Look below for the line that contains "Emit a Python", then copy it and each following line to the end of the records, minus any pictures.

Records:
┏━━

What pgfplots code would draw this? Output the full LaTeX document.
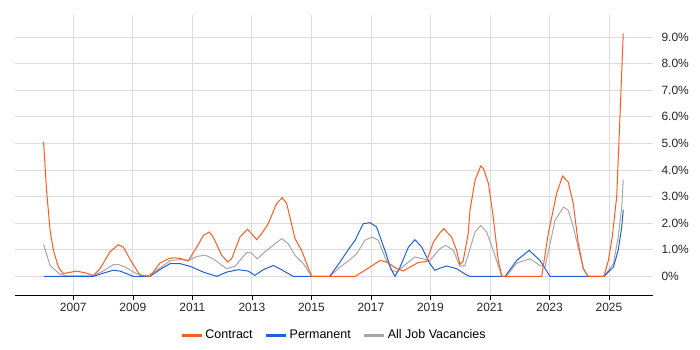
\documentclass[border=0pt]{standalone}
\usepackage{fontspec}
\setmainfont{Liberation Sans}
\usepackage{pgfplots}
\pgfplotsset{compat=1.18}
\definecolor{contractc}{RGB}{255,90,31}
\definecolor{permc}{RGB}{30,95,220}
\definecolor{allc}{RGB}{166,166,166}
\definecolor{gridc}{RGB}{220,220,220}

\begin{document}
\begin{tikzpicture}[x=1pt,y=1pt]
\useasboundingbox (-15,-55) rectangle (685,295);
\begin{axis}[
    at={(0,0)}, anchor=south west,
    scale only axis, width=638pt, height=280pt,
    xmin=2005.04, xmax=2026.48,
    ymin=-0.70, ymax=9.83,
    axis x line=bottom, axis y line=right,
    x axis line style={-, black},
    y axis line style={draw=none},
    xtick={2007,2009,...,2025},
    ytick={0,1,...,9},
    yticklabels={0\%,1.0\%,2.0\%,3.0\%,4.0\%,5.0\%,6.0\%,7.0\%,8.0\%,9.0\%},
    xticklabel style={/pgf/number format/1000 sep=},
    ytick style={draw=none},
    xtick style={black},
    tick align=outside, major tick length=5pt,
    xmajorgrids, ymajorgrids,
    grid style={gridc, line width=0.8pt},
    ticklabel style={font=\fontsize{12}{14}\selectfont, text=black!85},
    /pgf/number format/assume math mode=true,
    legend image code/.code={\draw[#1, line width=3pt] (0pt,0pt) -- (20pt,0pt);},
    legend style={at={(0.5,0)}, anchor=center, yshift=-40pt, draw=none,
        legend columns=-1, font=\fontsize{12.5}{14}\selectfont,
        /tikz/every even column/.append style={column sep=10pt}},
]
\addlegendimage{contractc}
\addlegendentry{Contract}
\addlegendimage{permc}
\addlegendentry{Permanent}
\addlegendimage{allc}
\addlegendentry{All Job Vacancies}

\addplot[allc, line width=1pt, forget plot] coordinates {
(2006.00,1.20)(2006.22,0.41)(2006.55,0.08)(2006.78,0.02)(2007.67,0.02)(2008.00,0.20)
(2008.34,0.44)(2008.51,0.45)(2008.74,0.35)(2009.13,0.10)(2009.46,0)(2009.80,0.23)
(2010.19,0.54)(2010.25,0.60)(2010.59,0.63)(2010.86,0.60)(2011.15,0.75)(2011.43,0.80)
(2011.70,0.66)(2012.15,0.29)(2012.43,0.38)(2012.83,0.90)(2012.99,0.88)(2013.18,0.66)
(2013.50,0.98)(2013.78,1.23)(2014.00,1.42)(2014.22,1.23)(2014.45,0.79)(2014.73,0.48)
(2015.01,0)(2015.62,0)(2015.96,0.35)(2016.30,0.63)(2016.52,0.85)(2016.80,1.36)
(2017.03,1.48)(2017.25,1.36)(2017.47,0.73)(2017.70,0.23)(2017.87,0.16)(2018.20,0.48)
(2018.48,0.73)(2018.76,0.66)(2018.98,0.60)(2019.32,1.04)(2019.51,1.17)(2019.77,0.98)
(2019.99,0.38)(2020.16,0.41)(2020.50,1.67)(2020.69,1.91)(2020.89,1.67)(2021.11,0.98)
(2021.40,0)(2021.55,0)(2021.90,0.50)(2022.35,0.66)(2022.68,0.41)(2022.85,0.35)
(2023.19,2.11)(2023.47,2.61)(2023.63,2.49)(2023.80,1.86)(2024.14,0.29)(2024.30,0)
(2024.83,0)(2025.15,0.48)(2025.31,1.48)(2025.43,2.61)(2025.48,3.64)
};
\addplot[permc, line width=1pt, forget plot] coordinates {
(2006.00,0)(2007.67,0)(2008.00,0.12)(2008.34,0.23)(2008.57,0.20)(2009.02,0)(2009.58,0)
(2009.90,0.25)(2010.19,0.44)(2010.25,0.48)(2010.59,0.48)(2010.92,0.38)(2011.37,0.16)
(2011.82,0)(2012.15,0.16)(2012.54,0.25)(2012.88,0.20)(2013.10,0.04)(2013.38,0.25)
(2013.72,0.41)(2014.00,0.25)(2014.39,0)(2015.62,0)(2015.96,0.54)(2016.30,1.10)
(2016.47,1.36)(2016.74,1.98)(2016.97,2.02)(2017.19,1.86)(2017.47,0.98)(2017.67,0.29)
(2017.81,0)(2017.98,0.35)(2018.26,1.10)(2018.48,1.38)(2018.71,1.10)(2018.98,0.48)
(2019.15,0.23)(2019.32,0.31)(2019.55,0.39)(2019.88,0.29)(2020.22,0.05)(2020.33,0)
(2021.51,0)(2021.90,0.60)(2022.32,0.98)(2022.68,0.60)(2023.02,0)(2024.83,0)
(2025.15,0.35)(2025.31,0.98)(2025.43,1.86)(2025.48,2.51)
};
\addplot[contractc, line width=1pt, forget plot] coordinates {
(2006.00,5.06)(2006.10,3.24)(2006.22,1.73)(2006.33,0.98)(2006.50,0.35)(2006.66,0.10)
(2006.78,0.13)(2007.11,0.20)(2007.45,0.12)(2007.67,0.03)(2007.90,0.29)(2008.23,0.92)
(2008.51,1.19)(2008.68,1.10)(2008.96,0.54)(2009.24,0.04)(2009.58,0)(2009.91,0.50)
(2010.19,0.66)(2010.36,0.70)(2010.59,0.68)(2010.86,0.58)(2011.15,1.10)(2011.37,1.54)
(2011.57,1.67)(2011.70,1.48)(2011.99,0.79)(2012.19,0.54)(2012.32,0.66)(2012.60,1.48)
(2012.85,1.77)(2012.99,1.61)(2013.16,1.38)(2013.33,1.61)(2013.55,1.98)(2013.83,2.74)
(2014.02,2.96)(2014.17,2.74)(2014.45,1.42)(2014.67,0.98)(2014.84,0.48)(2015.01,0)
(2016.47,0)(2016.97,0.35)(2017.31,0.60)(2017.53,0.54)(2017.87,0.29)(2018.09,0.20)
(2018.31,0.35)(2018.59,0.52)(2018.87,0.56)(2019.10,1.29)(2019.32,1.64)(2019.46,1.80)
(2019.55,1.67)(2019.71,1.48)(2019.88,0.98)(2019.99,0.45)(2020.10,0.57)(2020.27,1.61)
(2020.33,2.49)(2020.50,3.62)(2020.69,4.15)(2020.78,4.06)(2020.95,3.49)(2021.11,2.24)
(2021.28,0.60)(2021.40,0)(2022.74,0)(2022.96,1.61)(2023.24,3.11)(2023.44,3.77)
(2023.63,3.55)(2023.80,2.74)(2023.97,1.23)(2024.14,0.29)(2024.30,0)(2024.83,0)
(2024.98,0.60)(2025.11,1.48)(2025.26,3.00)(2025.37,6.00)(2025.48,9.14)
};
\end{axis}
\end{tikzpicture}
\end{document}
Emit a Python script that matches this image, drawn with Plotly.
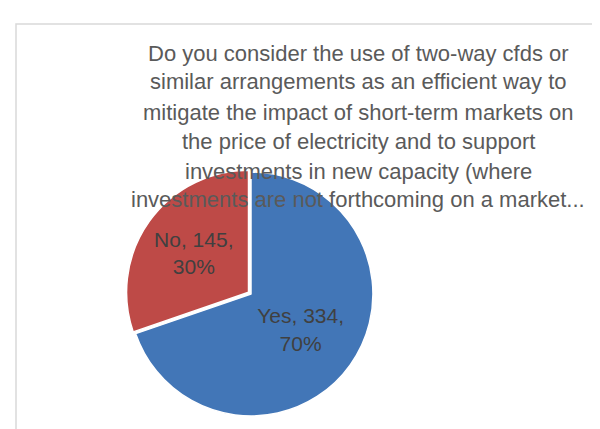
import plotly.graph_objects as go

# survey answers
labels = ["Yes", "No"]
counts = [334, 145]
colors = ["#4276B7", "#BE4A47"]

title_lines = [
    "Do you consider the use of two-way cfds or",
    "similar arrangements as an efficient way to",
    "mitigate the impact of short-term markets on",
    "the price of electricity and to support",
    "investments in new capacity (where",
    "investments are not forthcoming on a market...",
]

W, H = 600, 429

fig = go.Figure(go.Pie(
    labels=labels,
    values=counts,
    sort=False,
    direction="clockwise",
    rotation=0,
    pull=[0, 0.025],
    marker=dict(colors=colors, line=dict(color="white", width=1.5)),
    texttemplate="%{label}, %{value},<br>%{percent:.0%}",
    textposition="inside",
    insidetextorientation="horizontal",
    textfont=dict(family="Liberation Sans", size=21, color="#404040"),
    domain=dict(x=[118 / W, 368 / W], y=[18 / H, 268 / H]),
    showlegend=False,
    hoverinfo="label+value+percent",
))

# the title sits on top of the pie, one annotation per line
line_y = [45, 74, 104, 133, 163, 192]
for txt, yy in zip(title_lines, line_y):
    fig.add_annotation(
        text=txt, x=350 / W, y=1 - yy / H, xref="paper", yref="paper",
        xanchor="center", yanchor="middle", showarrow=False,
        font=dict(family="Liberation Sans", size=22, color="#5A5A5A"),
    )

# light frame of the chart area (left and top edges visible)
fig.add_shape(type="rect", xref="paper", yref="paper",
              x0=8 / W, x1=1.05, y0=-0.05, y1=1 - 16 / H,
              line=dict(color="#D9D9D9", width=1.5), layer="below")

fig.update_layout(
    width=W, height=H,
    margin=dict(l=0, r=0, t=0, b=0),
    paper_bgcolor="white",
    plot_bgcolor="white",
)

fig.write_html("out.html")
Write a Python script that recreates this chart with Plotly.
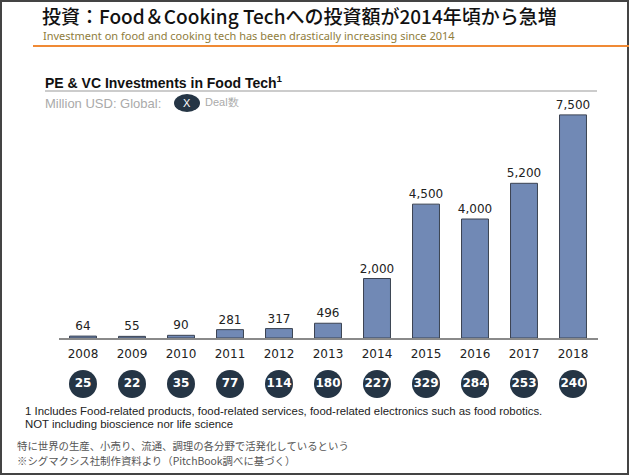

┗━━

Solved problem:
Emit a Python script that matches this image, drawn with Plotly.
import plotly.graph_objects as go

# survey answers
labels = ["Yes", "No"]
counts = [334, 145]
colors = ["#4276B7", "#BE4A47"]

title_lines = [
    "Do you consider the use of two-way cfds or",
    "similar arrangements as an efficient way to",
    "mitigate the impact of short-term markets on",
    "the price of electricity and to support",
    "investments in new capacity (where",
    "investments are not forthcoming on a market...",
]

W, H = 600, 429

fig = go.Figure(go.Pie(
    labels=labels,
    values=counts,
    sort=False,
    direction="clockwise",
    rotation=0,
    pull=[0, 0.025],
    marker=dict(colors=colors, line=dict(color="white", width=1.5)),
    texttemplate="%{label}, %{value},<br>%{percent:.0%}",
    textposition="inside",
    insidetextorientation="horizontal",
    textfont=dict(family="Liberation Sans", size=21, color="#404040"),
    domain=dict(x=[118 / W, 368 / W], y=[18 / H, 268 / H]),
    showlegend=False,
    hoverinfo="label+value+percent",
))

# the title sits on top of the pie, one annotation per line
line_y = [45, 74, 104, 133, 163, 192]
for txt, yy in zip(title_lines, line_y):
    fig.add_annotation(
        text=txt, x=350 / W, y=1 - yy / H, xref="paper", yref="paper",
        xanchor="center", yanchor="middle", showarrow=False,
        font=dict(family="Liberation Sans", size=22, color="#5A5A5A"),
    )

# light frame of the chart area (left and top edges visible)
fig.add_shape(type="rect", xref="paper", yref="paper",
              x0=8 / W, x1=1.05, y0=-0.05, y1=1 - 16 / H,
              line=dict(color="#D9D9D9", width=1.5), layer="below")

fig.update_layout(
    width=W, height=H,
    margin=dict(l=0, r=0, t=0, b=0),
    paper_bgcolor="white",
    plot_bgcolor="white",
)

fig.write_html("out.html")
Write a Python script that recreates this chart with Plotly.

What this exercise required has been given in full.